Fen bilimleri öğretmeni Göksu Sarı, Antep’te girdiği mülakatta sorulara doğru cevap verdiğinden emin olduğunu söylüyor: “Herhangi bir saygısızlığım olmadı. Zaten mülakatta soruların cevapları dahi dinlenmedi. Sorulardan iki tanesi yoruma dayalıydı. Bu şekilde eleme yapılması insafsızca. Bu yüzden gezmediğim adliye, emniyet kalmadı. Acaba davam mı var diye. Ben kredi kartı bile kullanmıyorum. Çözümleyemedim inanın.” KPSS’ye hazırlık döneminde çocuğuna kayınvalidesinin baktığını sözlerine ekleyen Sarı, yıllardır hazırlandığı KPSS’den bu sene umutlu olduğunu, “Bir günümü bile boşa geçirmedim, bayramda seyranda misafirlerle ilgilenmedim, öyle hazırlandım” diyerek anlatıyor. Sarı, mülakatta sorulan soruları da şöyle açıklıyor: “Ortalama 3-4 dakika sürdü. Kendi alanımla ilgili soru soruldu. ‘Alanınızı teknolojiye nasıl uyarlarsınız?’ sorusunu yanıtlamam istendi. Ben uzun yıllardır özelde öğretmenlik yapıyorum, cevabını verdim ama soruların cevapları bile dinlenmedi.” Alanında 706 atama yapılacak Sarı, Türkiye'de 107. olduğunu söyleyerek, torpil iddialarıyla ilgili yorum yapamadığını belirtiyor.
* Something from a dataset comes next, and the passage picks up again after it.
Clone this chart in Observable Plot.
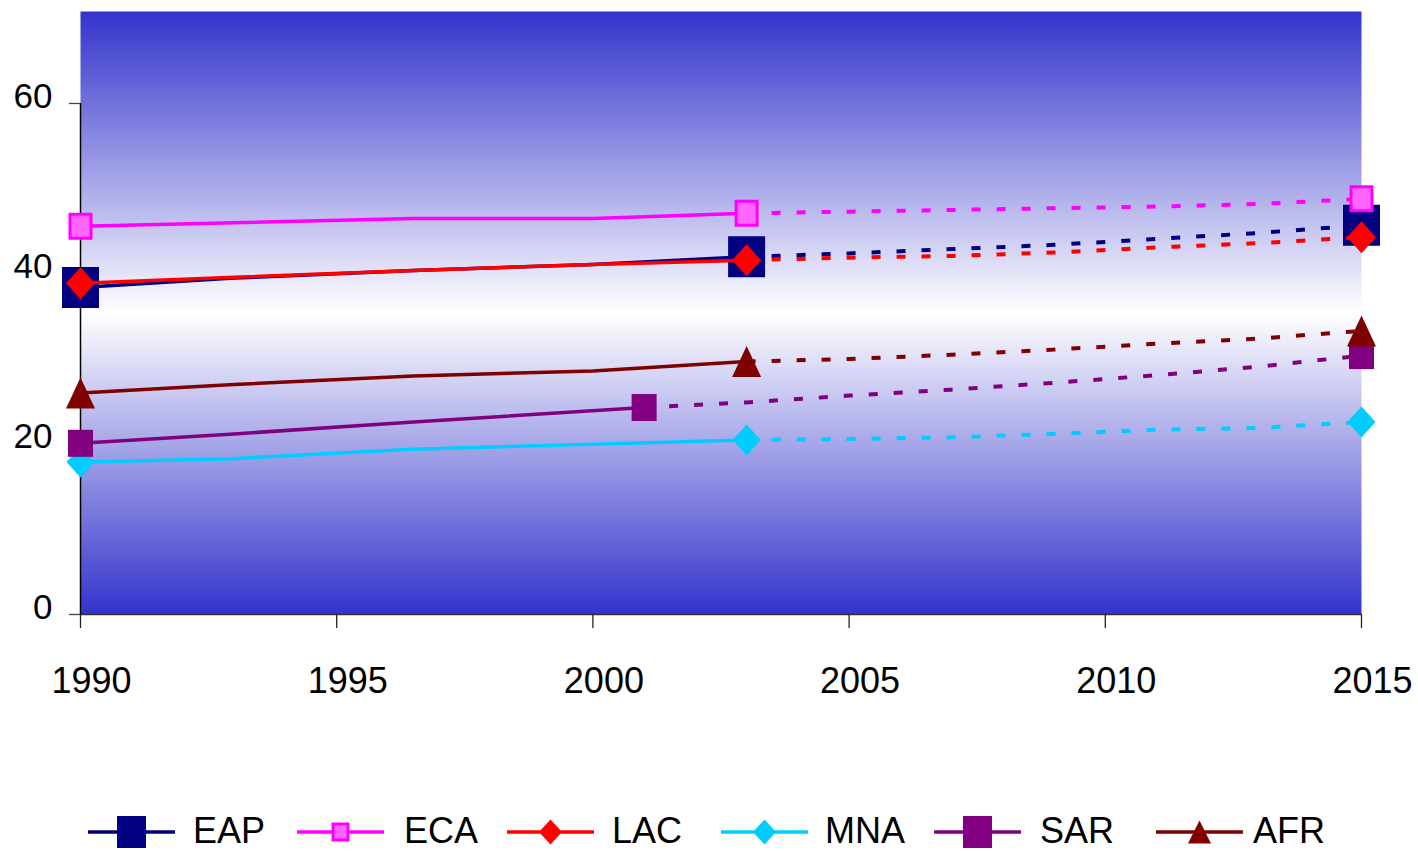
<!DOCTYPE html>
<html><head><meta charset="utf-8">
<script src="https://cdn.jsdelivr.net/npm/d3@7"></script>
<script src="https://cdn.jsdelivr.net/npm/@observablehq/plot@0.6"></script>
<style>
html,body{margin:0;padding:0;background:#fff;overflow:hidden}
#chart{width:1418px;height:851px;font-family:"Liberation Sans",Arial,sans-serif}
#chart svg{display:block}
</style></head><body><div id="chart"></div>
<script>
// ---- data ----
const series = ["EAP", "ECA", "LAC", "MNA", "SAR", "AFR"];
const lineColors = ["#000080", "#FF00FF", "#FF0000", "#00CCFF", "#800080", "#800000"];
const markerFills = ["#000080", "#FF66FF", "#FF0000", "#00CCFF", "#800080", "#800000"];

const histYears = [1990, 1993, 1996.5, 2000, 2003];
const histEAP = [38.4, 39.5, 40.4, 41.1, 42.0];
const histECA = [45.6, 46.0, 46.5, 46.5, 47.1];
const histLAC = [38.9, 39.6, 40.4, 41.1, 41.6];
const histMNA = [17.9, 18.3, 19.4, 20.0, 20.5];
const histAFR = [26.0, 27.0, 28.0, 28.6, 29.7];
const sarHistYears = [1990, 1993, 1996.5, 2001];
const histSAR = [20.1, 21.2, 22.6, 24.3];

const projYears = [2003, 2005, 2007, 2009, 2011, 2013, 2015];
const projEAP = [42.0, 42.4, 42.9, 43.4, 44.1, 44.8, 45.7];
const projECA = [47.1, 47.3, 47.5, 47.7, 47.9, 48.2, 48.8];
const projLAC = [41.6, 41.9, 42.1, 42.5, 43.1, 43.6, 44.3];
const projMNA = [20.5, 20.6, 20.8, 21.2, 21.7, 21.9, 22.6];
const projAFR = [29.7, 30.0, 30.5, 31.1, 31.8, 32.4, 33.3];
const sarProjYears = [2001, 2003, 2005, 2007, 2009, 2011, 2013, 2015];
const projSAR = [24.3, 24.9, 25.7, 26.4, 27.2, 28.1, 29.1, 30.4];

const xTicks = [1990, 1995, 2000, 2005, 2010, 2015];
const yTicks = [0, 20, 40, 60];
const yMax = 70.8;

// ---- tables built from the arrays ----
const hist = {
  EAP: [histYears, histEAP], ECA: [histYears, histECA], LAC: [histYears, histLAC],
  MNA: [histYears, histMNA], SAR: [sarHistYears, histSAR], AFR: [histYears, histAFR]
};
const proj = {
  EAP: [projYears, projEAP], ECA: [projYears, projECA], LAC: [projYears, projLAC],
  MNA: [projYears, projMNA], SAR: [sarProjYears, projSAR], AFR: [projYears, projAFR]
};
const toRows = ([xs, ys]) => xs.map((x, i) => ({x, y: ys[i]}));

// ---- marker symbols (w x h boxes) ----
const rectSym = (w, h) => ({draw(c) { c.moveTo(-w/2, -h/2); c.lineTo(w/2, -h/2); c.lineTo(w/2, h/2); c.lineTo(-w/2, h/2); c.closePath(); }});
const diamondSym = (w, h) => ({draw(c) { c.moveTo(0, -h/2); c.lineTo(w/2, 0); c.lineTo(0, h/2); c.lineTo(-w/2, 0); c.closePath(); }});
const triSym = (w, h) => ({draw(c) { c.moveTo(0, -h/2); c.lineTo(w/2, h/2); c.lineTo(-w/2, h/2); c.closePath(); }});

const chartMarkers = {
  EAP: {sym: rectSym(37, 41), sw: 0},
  ECA: {sym: rectSym(21, 24), sw: 3},
  LAC: {sym: diamondSym(29, 32), sw: 0},
  MNA: {sym: diamondSym(28, 31), sw: 0},
  SAR: {sym: rectSym(25, 27), sw: 0},
  AFR: {sym: triSym(29, 31), sw: 0}
};
const legendMarkers = {
  EAP: {sym: rectSym(29, 32), sw: 0},
  ECA: {sym: rectSym(15, 16), sw: 3},
  LAC: {sym: diamondSym(23, 25), sw: 0},
  MNA: {sym: diamondSym(23, 25), sw: 0},
  SAR: {sym: rectSym(29, 32), sw: 0},
  AFR: {sym: triSym(23, 23), sw: 0}
};

const seriesMarks = series.flatMap((s, i) => {
  const h = toRows(hist[s]);
  const p = toRows(proj[s]);
  const pts = [h[0], h[h.length - 1], p[p.length - 1]];
  const m = chartMarkers[s];
  return [
    Plot.line(h, {x: "x", y: "y", stroke: lineColors[i], strokeWidth: 3.5, strokeLinejoin: "round", strokeLinecap: "butt"}),
    Plot.line(p, {x: "x", y: "y", stroke: lineColors[i], strokeWidth: 4, strokeDasharray: "9,16", strokeLinecap: "butt"}),
    Plot.dot(pts, {x: "x", y: "y", symbol: m.sym, r: 10, fill: markerFills[i],
      stroke: m.sw ? lineColors[i] : "none", strokeWidth: m.sw})
  ];
});

const W = 1418, H = 790;
const chart = Plot.plot({
  width: W, height: H,
  marginLeft: 80, marginRight: 57, marginTop: 11, marginBottom: H - 614,
  style: {fontFamily: '"Liberation Sans", Arial, sans-serif', color: "#000", background: "#fff", overflow: "visible"},
  x: {domain: [xTicks[0], xTicks[xTicks.length - 1]]},
  y: {domain: [0, yMax]},
  marks: [
    Plot.frame({fill: "url(#bgGrad)", stroke: "none"}),
    Plot.ruleY([yTicks[0]], {stroke: "#333", strokeWidth: 1.5}),
    Plot.ruleX([xTicks[0]], {y1: yTicks[0], y2: yTicks[yTicks.length - 1], stroke: "#000", strokeWidth: 1.5}),
    // y ticks
    Plot.axisY(yTicks, {tickSize: 11, tickFormat: () => "", label: null, stroke: "#444", strokeWidth: 1.3}),
    // y labels (slightly above their ticks)
    Plot.axisY(yTicks, {tickSize: 0, tickPadding: 28, fontSize: 35, dy: -7, fill: "#000", label: null, stroke: "none"}),
    // x ticks
    Plot.axisX(xTicks, {tickSize: 14, tickFormat: () => "", label: null, stroke: "#222", strokeWidth: 1.3}),
    // x labels (slightly right of their ticks)
    Plot.axisX(xTicks, {tickSize: 0, tickPadding: 53, fontSize: 36, dx: 11, fill: "#000", label: null, stroke: "none", tickFormat: d => String(d)}),
    ...seriesMarks
  ]
});

// gradient for the plot area background
const svgSel = d3.select(chart);
const grad = svgSel.insert("defs", ":first-child").append("linearGradient")
  .attr("id", "bgGrad").attr("x1", 0).attr("y1", 0).attr("x2", 0).attr("y2", 1);
grad.append("stop").attr("offset", "0%").attr("stop-color", "#3333CC");
grad.append("stop").attr("offset", "50%").attr("stop-color", "#FFFFFF");
grad.append("stop").attr("offset", "100%").attr("stop-color", "#3333CC");

document.getElementById("chart").appendChild(chart);

// ---- legend below the plot ----
const legendLineX = [88, 297, 507, 721, 934, 1156];
const legendTextX = [193, 404, 612, 825, 1040, 1253];
const leg = d3.create("svg").attr("width", W).attr("height", 851 - H)
  .style("font-family", '"Liberation Sans", Arial, sans-serif');
series.forEach((s, i) => {
  const g = leg.append("g").attr("transform", `translate(${legendLineX[i]},42)`);
  g.append("line").attr("x1", 0).attr("x2", 87).attr("y1", 0).attr("y2", 0)
    .attr("stroke", lineColors[i]).attr("stroke-width", 3.5);
  const m = legendMarkers[s];
  const path = d3.path(); m.sym.draw(path);
  g.append("path").attr("d", path.toString()).attr("transform", "translate(43.5,0)")
    .attr("fill", markerFills[i]).attr("stroke", m.sw ? lineColors[i] : "none").attr("stroke-width", m.sw);
  leg.append("text").attr("x", legendTextX[i]).attr("y", 53).attr("font-size", 36).attr("fill", "#000").text(s);
});
document.getElementById("chart").appendChild(leg.node());
</script>
</body></html>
‘KESİNLİKLE TORPİL OLDUĞUNU DÜŞÜNÜYORUM’

Matematik öğretmeni Sema Taştekin, mülakata Malatya'da girdi. KPSS’de kendi alanındaki 75 sorudan 60 soruyu doğru cevapladığını anlatan Taştekin, kendi alanında başarılı olduğunu düşünüyor. Taştekin, yaklaşık 10 yıldır kolejlerde öğretmenlik yaptığını sözlerine ekleyerek, kamuya atanmada umutlu olduğunu belirtiyor. Kendisinin 60 net yapmasına rağmen 45 net yapanların atanmasını anlamadığını ifade ediyor Taştekin, “Kesinlikle torpil olduğunu düşünüyorum” diyor. Mülakatta ‘Türkiye'deki ilk yakıt fabrikası nerede?’ sorusuna cevap verilmesi istenen Taştekin, sorulara doğru cevap vermesine rağmen mülakattan 58 puan almasını şöyle anlatıyor: “Mülakattan kalmak aklımın ucundan geçmiyordu. Biz puanı düşürülenleri görüyoruz. Puanı yükseltilenleri de görmek isterim. Benim atanmamam mümkün değildi.”

Taştekin, itiraz dilekçesi yazarak dava süreci başlatacağını da ekliyor: “Özelde iyi kazanıyordum. Devlete atanıp, çocuklarıma vakit ayırmak istedim. İşimi bıraktım bu süreçte. Bu kadar emek bir çırpıda çöpe atıldı. Sicilim temiz olmasına rağmen ben kendimi kanıtlamaya çalışıyorum. Bir sendikaya, siyasi partiye üyeliğim de yok.”